▶ WHAT YOU NEED TO DO
Leave out every picture, then output exactly the lines between the ones holding "Reproduce this chart with Altair." and "import pandas as pd", inclusive, and nothing beyond them.

▶ MATERIAL SHOWN
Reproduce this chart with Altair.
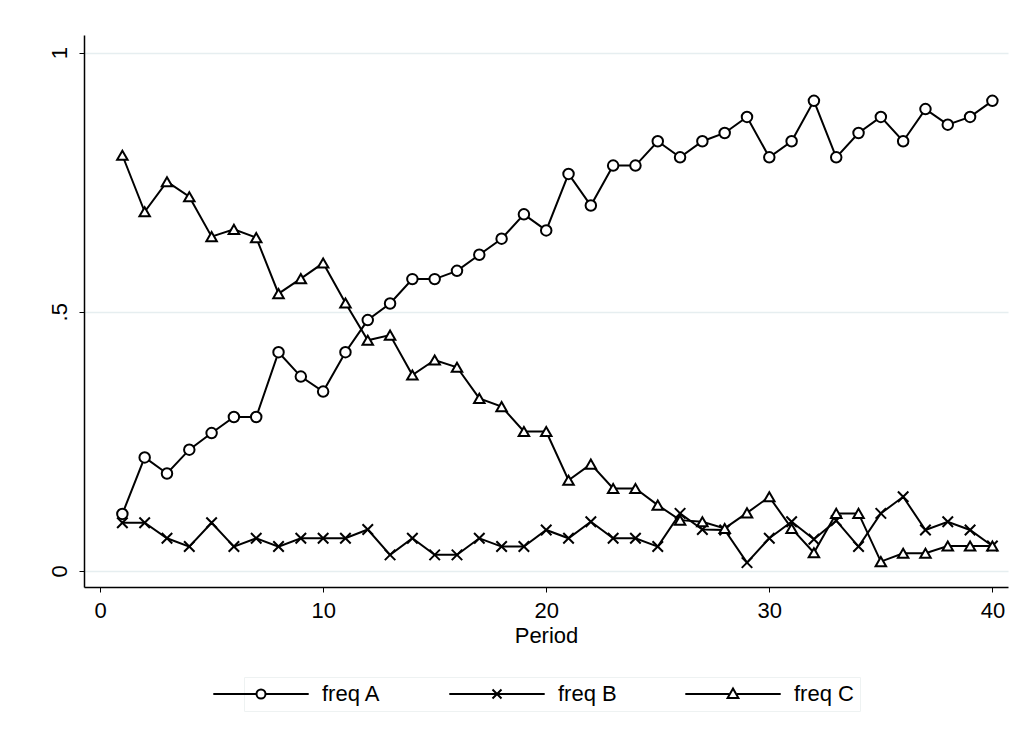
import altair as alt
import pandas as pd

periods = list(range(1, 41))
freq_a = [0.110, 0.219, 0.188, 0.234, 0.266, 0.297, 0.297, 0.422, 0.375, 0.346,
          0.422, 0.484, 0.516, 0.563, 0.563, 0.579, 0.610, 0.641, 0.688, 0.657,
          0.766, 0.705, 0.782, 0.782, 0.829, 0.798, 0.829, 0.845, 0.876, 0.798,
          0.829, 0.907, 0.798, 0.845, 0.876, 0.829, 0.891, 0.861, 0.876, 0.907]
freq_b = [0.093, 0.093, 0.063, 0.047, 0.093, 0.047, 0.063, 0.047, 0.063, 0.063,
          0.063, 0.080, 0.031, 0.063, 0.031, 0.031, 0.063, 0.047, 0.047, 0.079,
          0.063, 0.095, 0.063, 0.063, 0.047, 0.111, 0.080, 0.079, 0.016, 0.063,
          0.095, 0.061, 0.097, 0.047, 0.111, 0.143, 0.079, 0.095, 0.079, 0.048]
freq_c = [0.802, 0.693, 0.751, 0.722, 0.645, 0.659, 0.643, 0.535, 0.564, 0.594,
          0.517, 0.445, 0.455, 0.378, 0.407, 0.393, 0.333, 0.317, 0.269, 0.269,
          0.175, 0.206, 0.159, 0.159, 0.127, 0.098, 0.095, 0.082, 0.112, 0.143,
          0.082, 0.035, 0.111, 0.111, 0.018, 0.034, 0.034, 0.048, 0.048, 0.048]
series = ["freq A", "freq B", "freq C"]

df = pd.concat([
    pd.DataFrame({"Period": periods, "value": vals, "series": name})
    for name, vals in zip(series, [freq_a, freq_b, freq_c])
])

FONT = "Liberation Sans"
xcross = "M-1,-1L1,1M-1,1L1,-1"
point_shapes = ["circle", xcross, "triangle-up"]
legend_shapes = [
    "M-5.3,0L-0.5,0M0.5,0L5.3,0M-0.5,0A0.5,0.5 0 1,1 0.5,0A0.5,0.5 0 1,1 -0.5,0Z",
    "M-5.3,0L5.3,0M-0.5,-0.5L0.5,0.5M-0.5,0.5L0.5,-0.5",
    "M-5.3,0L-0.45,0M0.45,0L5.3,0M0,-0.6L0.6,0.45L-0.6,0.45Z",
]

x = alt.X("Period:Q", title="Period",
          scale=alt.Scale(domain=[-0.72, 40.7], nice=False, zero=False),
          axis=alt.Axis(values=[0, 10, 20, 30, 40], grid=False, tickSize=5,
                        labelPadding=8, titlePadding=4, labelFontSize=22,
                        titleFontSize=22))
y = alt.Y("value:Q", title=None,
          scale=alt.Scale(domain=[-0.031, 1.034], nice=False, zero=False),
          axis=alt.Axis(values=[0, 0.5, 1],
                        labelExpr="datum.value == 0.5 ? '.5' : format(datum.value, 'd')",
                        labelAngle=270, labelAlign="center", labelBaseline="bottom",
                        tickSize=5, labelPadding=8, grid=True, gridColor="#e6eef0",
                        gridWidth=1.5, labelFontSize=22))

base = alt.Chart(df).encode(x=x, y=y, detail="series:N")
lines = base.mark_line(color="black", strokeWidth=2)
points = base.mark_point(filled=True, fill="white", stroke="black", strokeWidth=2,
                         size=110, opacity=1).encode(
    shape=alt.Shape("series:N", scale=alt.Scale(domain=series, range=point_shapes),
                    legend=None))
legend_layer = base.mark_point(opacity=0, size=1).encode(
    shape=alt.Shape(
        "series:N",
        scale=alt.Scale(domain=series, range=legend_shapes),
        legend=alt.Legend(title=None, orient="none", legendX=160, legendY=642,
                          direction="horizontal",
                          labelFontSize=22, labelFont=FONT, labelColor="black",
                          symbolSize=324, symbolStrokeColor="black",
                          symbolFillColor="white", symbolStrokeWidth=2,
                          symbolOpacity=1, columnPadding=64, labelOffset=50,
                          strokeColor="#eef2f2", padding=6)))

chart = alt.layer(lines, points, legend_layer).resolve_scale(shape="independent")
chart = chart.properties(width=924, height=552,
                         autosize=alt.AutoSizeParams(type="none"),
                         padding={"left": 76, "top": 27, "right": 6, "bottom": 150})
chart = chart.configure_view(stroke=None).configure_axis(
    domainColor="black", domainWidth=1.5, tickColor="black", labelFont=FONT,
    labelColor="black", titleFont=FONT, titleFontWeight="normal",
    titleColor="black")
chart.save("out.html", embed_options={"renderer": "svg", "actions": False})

==

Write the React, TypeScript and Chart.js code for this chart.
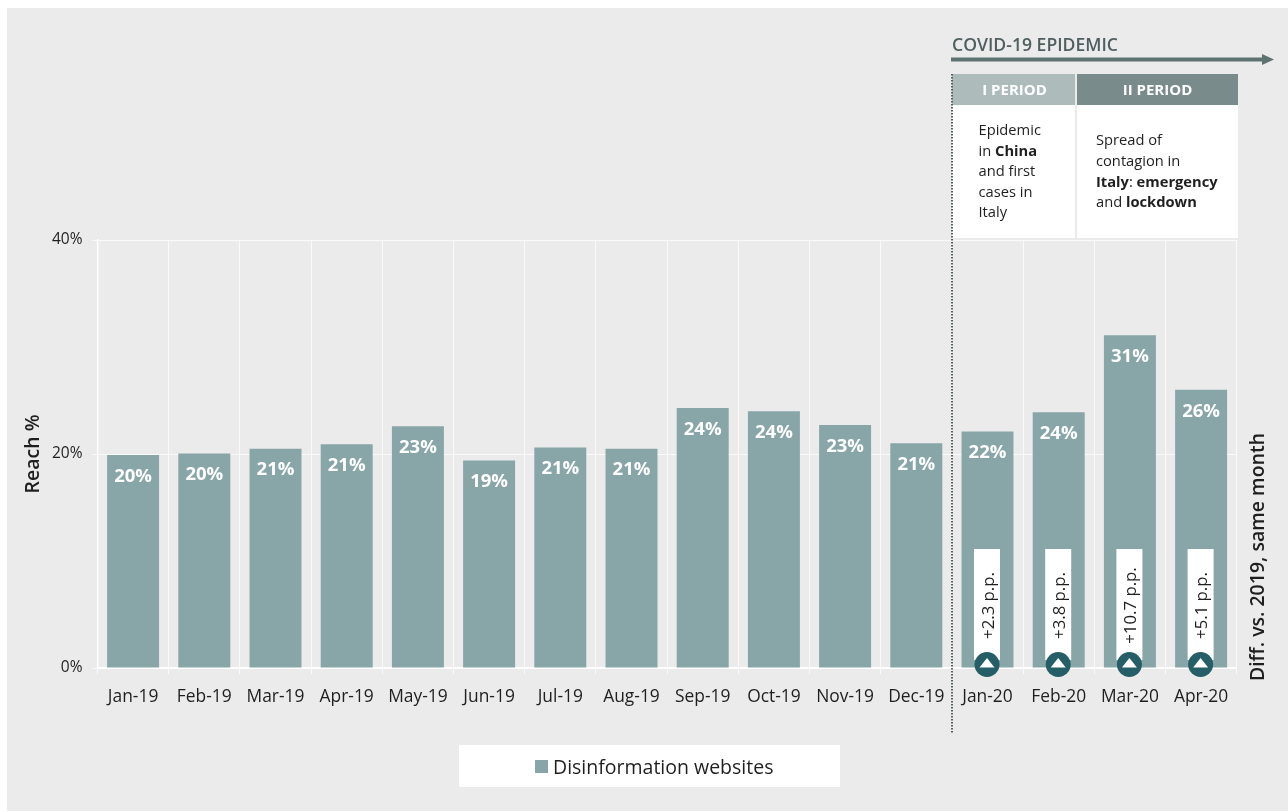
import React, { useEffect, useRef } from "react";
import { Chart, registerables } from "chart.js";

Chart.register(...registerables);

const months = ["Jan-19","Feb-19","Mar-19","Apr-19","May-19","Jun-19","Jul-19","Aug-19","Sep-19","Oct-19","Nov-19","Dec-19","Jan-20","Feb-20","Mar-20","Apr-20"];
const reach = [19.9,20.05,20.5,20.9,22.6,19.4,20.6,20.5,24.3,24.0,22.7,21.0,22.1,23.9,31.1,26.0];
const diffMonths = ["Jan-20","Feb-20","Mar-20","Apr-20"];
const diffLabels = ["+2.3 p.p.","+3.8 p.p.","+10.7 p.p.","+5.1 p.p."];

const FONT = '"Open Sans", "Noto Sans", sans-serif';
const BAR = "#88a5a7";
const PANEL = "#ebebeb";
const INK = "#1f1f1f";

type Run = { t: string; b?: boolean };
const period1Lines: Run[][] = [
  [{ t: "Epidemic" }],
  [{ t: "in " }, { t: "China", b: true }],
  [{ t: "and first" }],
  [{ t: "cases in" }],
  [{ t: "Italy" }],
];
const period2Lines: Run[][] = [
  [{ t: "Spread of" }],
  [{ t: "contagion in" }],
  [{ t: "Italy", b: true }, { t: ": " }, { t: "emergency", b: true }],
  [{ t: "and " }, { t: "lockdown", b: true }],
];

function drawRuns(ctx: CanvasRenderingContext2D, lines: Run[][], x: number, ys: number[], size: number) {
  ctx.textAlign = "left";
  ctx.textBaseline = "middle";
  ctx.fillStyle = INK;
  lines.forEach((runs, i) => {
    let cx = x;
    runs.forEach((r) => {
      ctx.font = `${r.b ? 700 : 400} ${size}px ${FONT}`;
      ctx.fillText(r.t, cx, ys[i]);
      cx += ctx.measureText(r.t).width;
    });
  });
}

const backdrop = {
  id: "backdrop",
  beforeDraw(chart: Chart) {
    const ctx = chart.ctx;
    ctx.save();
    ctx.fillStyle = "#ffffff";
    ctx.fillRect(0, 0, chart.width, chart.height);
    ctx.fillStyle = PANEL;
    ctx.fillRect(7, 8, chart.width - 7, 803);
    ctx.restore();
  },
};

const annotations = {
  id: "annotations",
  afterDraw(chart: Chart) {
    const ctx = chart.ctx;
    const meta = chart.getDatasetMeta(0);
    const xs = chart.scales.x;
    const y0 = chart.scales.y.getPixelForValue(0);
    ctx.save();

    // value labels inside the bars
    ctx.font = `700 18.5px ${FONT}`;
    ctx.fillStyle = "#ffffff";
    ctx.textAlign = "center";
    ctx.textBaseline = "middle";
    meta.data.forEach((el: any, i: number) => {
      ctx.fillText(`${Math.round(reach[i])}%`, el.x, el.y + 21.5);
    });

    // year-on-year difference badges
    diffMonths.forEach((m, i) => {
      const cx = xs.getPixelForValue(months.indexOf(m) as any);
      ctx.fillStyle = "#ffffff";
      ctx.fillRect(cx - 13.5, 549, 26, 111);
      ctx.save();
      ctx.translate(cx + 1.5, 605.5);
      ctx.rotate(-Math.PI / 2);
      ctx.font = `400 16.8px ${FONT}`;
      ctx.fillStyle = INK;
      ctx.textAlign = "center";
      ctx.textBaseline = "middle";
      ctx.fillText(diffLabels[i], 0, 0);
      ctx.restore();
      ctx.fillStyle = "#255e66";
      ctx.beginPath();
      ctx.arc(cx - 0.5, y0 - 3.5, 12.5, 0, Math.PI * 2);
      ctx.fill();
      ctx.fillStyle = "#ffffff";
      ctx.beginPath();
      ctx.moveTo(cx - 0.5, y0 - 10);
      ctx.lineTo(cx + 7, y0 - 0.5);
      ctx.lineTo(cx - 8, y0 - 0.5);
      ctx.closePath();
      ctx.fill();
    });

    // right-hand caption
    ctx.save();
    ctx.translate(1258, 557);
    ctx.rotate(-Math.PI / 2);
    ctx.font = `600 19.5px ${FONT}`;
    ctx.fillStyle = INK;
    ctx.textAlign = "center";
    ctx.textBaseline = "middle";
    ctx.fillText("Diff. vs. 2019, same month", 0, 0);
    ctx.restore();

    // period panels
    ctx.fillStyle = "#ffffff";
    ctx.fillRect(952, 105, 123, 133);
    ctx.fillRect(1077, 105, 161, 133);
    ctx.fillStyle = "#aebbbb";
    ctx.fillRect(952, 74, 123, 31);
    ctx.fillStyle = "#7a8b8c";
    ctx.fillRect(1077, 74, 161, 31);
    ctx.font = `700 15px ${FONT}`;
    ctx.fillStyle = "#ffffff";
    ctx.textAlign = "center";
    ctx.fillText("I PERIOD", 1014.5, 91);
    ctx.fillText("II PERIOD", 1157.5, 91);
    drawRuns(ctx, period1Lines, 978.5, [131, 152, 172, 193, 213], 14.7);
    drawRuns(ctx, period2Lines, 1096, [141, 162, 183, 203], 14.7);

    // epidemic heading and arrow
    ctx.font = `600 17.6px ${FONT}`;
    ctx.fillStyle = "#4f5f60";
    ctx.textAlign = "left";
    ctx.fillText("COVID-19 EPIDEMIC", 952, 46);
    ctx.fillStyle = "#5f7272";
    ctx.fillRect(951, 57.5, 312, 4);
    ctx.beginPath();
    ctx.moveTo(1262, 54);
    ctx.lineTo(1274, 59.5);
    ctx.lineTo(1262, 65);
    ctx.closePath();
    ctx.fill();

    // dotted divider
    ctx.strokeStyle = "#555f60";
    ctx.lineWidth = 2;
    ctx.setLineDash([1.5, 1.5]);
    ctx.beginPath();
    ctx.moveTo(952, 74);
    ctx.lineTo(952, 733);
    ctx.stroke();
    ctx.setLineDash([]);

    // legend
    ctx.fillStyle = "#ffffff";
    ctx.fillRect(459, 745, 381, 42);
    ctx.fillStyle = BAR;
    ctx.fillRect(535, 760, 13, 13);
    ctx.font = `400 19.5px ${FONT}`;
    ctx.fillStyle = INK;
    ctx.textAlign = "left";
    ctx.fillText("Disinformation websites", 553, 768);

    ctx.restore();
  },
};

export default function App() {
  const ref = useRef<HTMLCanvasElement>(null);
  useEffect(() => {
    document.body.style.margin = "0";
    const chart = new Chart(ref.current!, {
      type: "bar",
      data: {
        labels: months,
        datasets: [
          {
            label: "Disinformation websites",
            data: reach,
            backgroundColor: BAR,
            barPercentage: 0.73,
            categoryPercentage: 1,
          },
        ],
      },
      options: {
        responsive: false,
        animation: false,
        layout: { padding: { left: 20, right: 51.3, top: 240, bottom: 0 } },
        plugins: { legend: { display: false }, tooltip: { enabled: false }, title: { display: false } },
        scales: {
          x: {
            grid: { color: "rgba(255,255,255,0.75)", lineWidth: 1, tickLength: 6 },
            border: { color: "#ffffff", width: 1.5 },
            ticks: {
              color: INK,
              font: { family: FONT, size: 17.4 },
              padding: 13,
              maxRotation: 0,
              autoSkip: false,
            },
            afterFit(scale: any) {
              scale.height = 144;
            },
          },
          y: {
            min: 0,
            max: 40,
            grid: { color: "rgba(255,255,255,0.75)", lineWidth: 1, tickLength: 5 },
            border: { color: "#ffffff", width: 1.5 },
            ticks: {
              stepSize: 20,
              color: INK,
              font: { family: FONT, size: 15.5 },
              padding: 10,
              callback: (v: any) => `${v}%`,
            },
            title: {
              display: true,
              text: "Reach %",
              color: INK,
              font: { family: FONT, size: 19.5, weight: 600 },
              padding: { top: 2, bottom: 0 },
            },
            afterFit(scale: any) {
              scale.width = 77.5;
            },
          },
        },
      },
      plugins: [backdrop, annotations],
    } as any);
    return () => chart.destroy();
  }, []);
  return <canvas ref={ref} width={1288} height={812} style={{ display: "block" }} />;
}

---

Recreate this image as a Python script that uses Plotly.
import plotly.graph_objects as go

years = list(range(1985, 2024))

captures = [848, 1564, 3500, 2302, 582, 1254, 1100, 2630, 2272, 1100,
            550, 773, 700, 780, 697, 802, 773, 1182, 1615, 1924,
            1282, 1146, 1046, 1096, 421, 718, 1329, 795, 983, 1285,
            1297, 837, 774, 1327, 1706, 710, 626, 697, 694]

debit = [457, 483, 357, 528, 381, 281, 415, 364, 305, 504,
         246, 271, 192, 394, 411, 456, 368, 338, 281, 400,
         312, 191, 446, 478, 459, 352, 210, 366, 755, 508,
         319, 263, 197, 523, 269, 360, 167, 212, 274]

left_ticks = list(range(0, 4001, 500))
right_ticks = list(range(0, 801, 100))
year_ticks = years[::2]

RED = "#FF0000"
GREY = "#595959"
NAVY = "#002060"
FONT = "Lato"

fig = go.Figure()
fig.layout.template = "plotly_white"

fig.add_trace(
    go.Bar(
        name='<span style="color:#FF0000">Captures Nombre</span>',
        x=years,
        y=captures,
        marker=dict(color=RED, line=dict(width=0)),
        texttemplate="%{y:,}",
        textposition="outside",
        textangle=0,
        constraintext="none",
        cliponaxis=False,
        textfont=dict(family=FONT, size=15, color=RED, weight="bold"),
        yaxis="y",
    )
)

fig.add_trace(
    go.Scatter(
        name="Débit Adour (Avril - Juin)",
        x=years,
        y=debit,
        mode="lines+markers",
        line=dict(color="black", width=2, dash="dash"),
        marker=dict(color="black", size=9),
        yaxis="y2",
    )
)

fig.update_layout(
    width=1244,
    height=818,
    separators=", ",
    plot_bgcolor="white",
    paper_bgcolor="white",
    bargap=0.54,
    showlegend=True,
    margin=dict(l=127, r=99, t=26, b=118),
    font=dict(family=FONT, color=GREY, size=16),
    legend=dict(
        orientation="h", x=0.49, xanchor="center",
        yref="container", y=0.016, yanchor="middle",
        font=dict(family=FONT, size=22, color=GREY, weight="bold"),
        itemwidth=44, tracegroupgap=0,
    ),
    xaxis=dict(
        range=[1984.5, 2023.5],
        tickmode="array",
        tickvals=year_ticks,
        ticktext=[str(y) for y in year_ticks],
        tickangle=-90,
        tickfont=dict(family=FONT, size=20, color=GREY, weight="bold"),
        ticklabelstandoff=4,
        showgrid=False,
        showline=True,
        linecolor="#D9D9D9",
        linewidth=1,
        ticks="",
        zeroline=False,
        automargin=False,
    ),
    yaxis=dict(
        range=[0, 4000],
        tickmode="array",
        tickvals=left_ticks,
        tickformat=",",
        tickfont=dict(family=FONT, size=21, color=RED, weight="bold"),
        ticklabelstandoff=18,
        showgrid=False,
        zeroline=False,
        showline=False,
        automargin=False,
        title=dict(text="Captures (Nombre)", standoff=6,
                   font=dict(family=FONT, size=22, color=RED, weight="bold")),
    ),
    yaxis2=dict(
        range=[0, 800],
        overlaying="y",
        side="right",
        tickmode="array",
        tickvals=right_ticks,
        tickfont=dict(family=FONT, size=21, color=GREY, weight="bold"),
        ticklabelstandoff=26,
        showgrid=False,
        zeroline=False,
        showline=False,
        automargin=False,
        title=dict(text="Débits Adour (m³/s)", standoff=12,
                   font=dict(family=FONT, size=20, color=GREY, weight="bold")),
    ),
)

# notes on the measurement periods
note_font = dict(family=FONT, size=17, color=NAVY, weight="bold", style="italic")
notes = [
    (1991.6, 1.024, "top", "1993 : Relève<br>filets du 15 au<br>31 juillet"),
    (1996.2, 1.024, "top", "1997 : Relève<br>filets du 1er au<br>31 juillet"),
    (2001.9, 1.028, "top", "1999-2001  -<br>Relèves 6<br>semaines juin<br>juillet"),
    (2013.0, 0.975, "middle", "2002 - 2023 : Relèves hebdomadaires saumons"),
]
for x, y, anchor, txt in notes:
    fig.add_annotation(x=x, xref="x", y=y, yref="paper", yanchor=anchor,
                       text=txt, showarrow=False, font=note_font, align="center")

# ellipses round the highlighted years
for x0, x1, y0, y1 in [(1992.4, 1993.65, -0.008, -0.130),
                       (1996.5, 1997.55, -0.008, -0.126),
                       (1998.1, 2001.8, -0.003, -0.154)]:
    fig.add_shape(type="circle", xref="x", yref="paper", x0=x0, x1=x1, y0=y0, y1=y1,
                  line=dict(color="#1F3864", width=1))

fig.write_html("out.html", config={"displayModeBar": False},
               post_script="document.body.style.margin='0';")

▶ EXERCISE ANSWER
Reproduce this chart with Altair.
import altair as alt
import pandas as pd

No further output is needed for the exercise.